Kane’s life itself was a Jacobean tragedy. She was undeniably the most interesting playwright to come to prominence in the nineties, but like so many geniuses before her, she was written off as an amateurish provocateur. She wasn’t. Houellebecq once wrote about poetry, claiming that the sonnet was the most powerful form of poetry and that no innovation in form could improve it. Houellebcq suggested that rigorously staying within the boundaries of a predefined form allowed one’s flaws to slowly emerge within the work, sculpting a style. This is the functioning of Kane’s work: it stayed within the confines of classical forms and slowly gave birth to a new style of storytelling.

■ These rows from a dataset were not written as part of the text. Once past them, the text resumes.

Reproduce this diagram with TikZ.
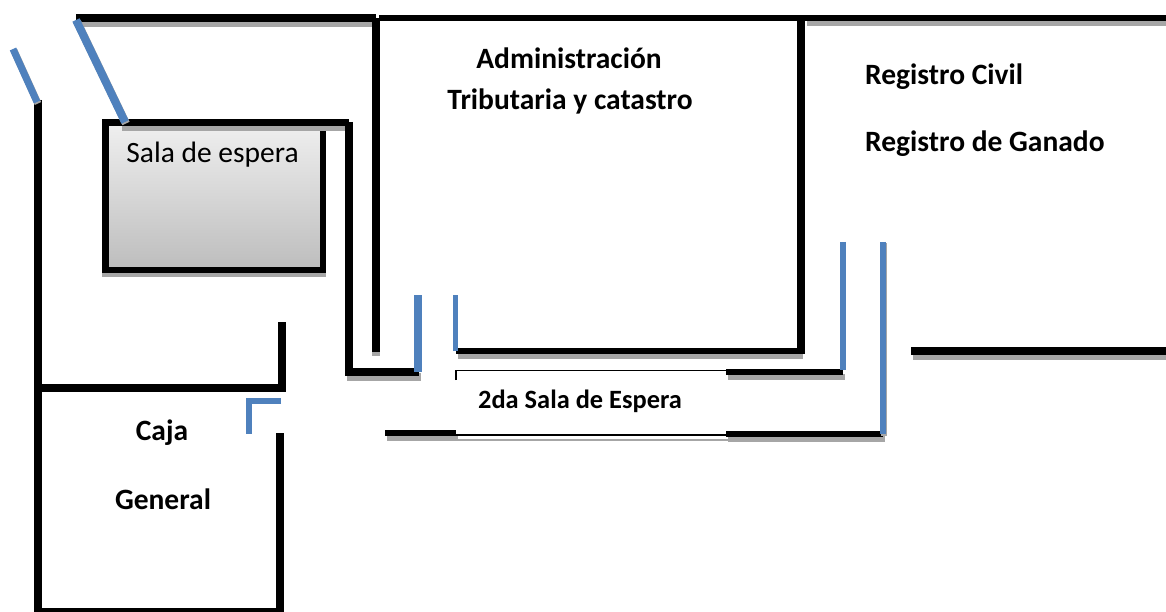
\documentclass[tikz,border=0pt]{standalone}
\usepackage{fontspec}
\setmainfont{Carlito}
\definecolor{door}{HTML}{4F81BD}
\definecolor{wallshadow}{HTML}{A6A6A6}
\newcommand{\wallseg}[2][8]{%
  \draw[wallshadow,line width=#1pt] [shift={(1.5,5)}] #2;
  \draw[black,line width=#1pt] #2;}
\newcommand{\doorseg}[2][6]{%
  \draw[wallshadow,line width=#1pt] [shift={(1,1.5)}] #2;
  \draw[door,line width=#1pt] #2;}
\tikzset{label text/.style={font=\fontsize{29.5}{34}\selectfont\bfseries,inner sep=0pt,anchor=base,align=center},
 plain text/.style={font=\fontsize{29.5}{34}\selectfont,inner sep=0pt,anchor=base}}
\begin{document}
\begin{tikzpicture}[x=1pt,y=-1pt]
\useasboundingbox (0,0) rectangle (1166,612);
% sala box
\fill[wallshadow] (102,123) rectangle (326,277);
\shade[top color=black!6,bottom color=black!26] (105,122) rectangle (323,270);
\draw[black,line width=6.5pt,line join=miter] (105.25,122.5) rectangle (323,270);
% walls
\wallseg{(76,18) -- (376,18)}
\wallseg[6]{(805,18) -- (1166,18)}
\draw[black,line width=6pt] (379,18) -- (805,18);
\draw[black,line width=8pt] (376,18) -- (376,352);
\fill[wallshadow] (372,352) rectangle (380,356);
\wallseg[7]{(120,122.5) -- (349,122.5)}
\wallseg[8]{(345,372) -- (419,372)}
\draw[black,line width=8pt] (349,122) -- (349,376);
\wallseg[6]{(456,351) -- (801,351)}
\draw[black,line width=8pt] (801,18) -- (801,354);
\wallseg[6]{(726,372) -- (843,372)}
\wallseg[6]{(385,433) -- (456,433)}
\wallseg[2]{(456,435) -- (726,435)}
\wallseg[6]{(726,434) -- (883,434)}
\wallseg{(911,351) -- (1166,351)}
\draw[black,line width=1.5pt] (456,380) -- (456,370.5) -- (726,370.5);
% caja
\draw[black,line width=8pt] (38,100) -- (38,612);
\draw[black,line width=8pt] (38,388) -- (282,388);
\draw[black,line width=8pt] (282,322) -- (282,392);
\draw[black,line width=8pt] (280,433) -- (280,612);
\draw[black,line width=4pt] (34,610) -- (284,610);
% doors
\doorseg[7]{(13,49) -- (37,102)}
\doorseg[8]{(76,20) -- (125,122)}
\draw[door,line width=8pt] (418,295) -- (418,372);
\draw[door,line width=5.5pt] (455.5,295) -- (455.5,351);
\draw[door,line width=6pt] (843,242) -- (843,370);
\doorseg{(883,242) -- (883,434)}
\draw[door,line width=6pt] (281,401) -- (249,401) -- (249,434);
% text
\node[plain text] (sala) at (212.5,163) {Sala de espera};
\node[label text] (adm) at (569,68.5) {Administración};
\node[label text] (trib) at (570,110) {Tributaria y catastro};
\node[label text,anchor=base west] (civ) at (865,85) {Registro Civil};
\node[label text,anchor=base west] (gan) at (865,152) {Registro de Ganado};
\node[label text,font=\fontsize{26.4}{30}\selectfont\bfseries] (sala2) at (580,408) {2da Sala de Espera};
\node[label text] (caja) at (162,440) {Caja};
\node[label text] (gen) at (163,509) {General};
\end{tikzpicture}
\end{document}
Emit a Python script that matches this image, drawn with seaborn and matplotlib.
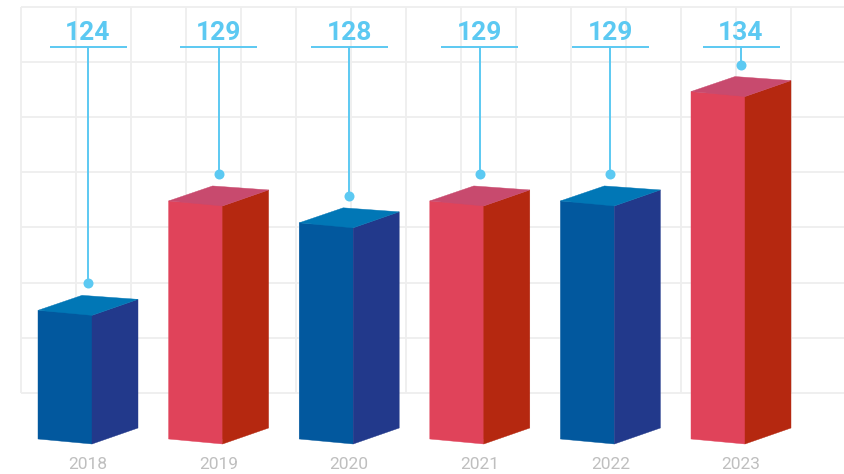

What Kane was interested in was love, and as Roland Barthes tell us, “When one is in love is in Dachau.” Kane was in love with theater, in love with text, and performance, and violence, and cruelty. She was incredibly close to the work she created. She once told an interviewer that “to create something beautiful about despair is to me the most life-affirming thing a person can do.” Can you imagine creating something that affirmed the very nature of your existence, only to have it soundly rejected? It must have been like a young mother cradling her newborn child, basking in the glow of motherhood and so full of love, who realizes from her friends’ wincing expressions that they think her baby is ugly or gruesome. An existential gut punch. Sarah Kane wanted us to see what she saw: beauty, perfection, honesty. But her contemporaneous critics could only see the ugly.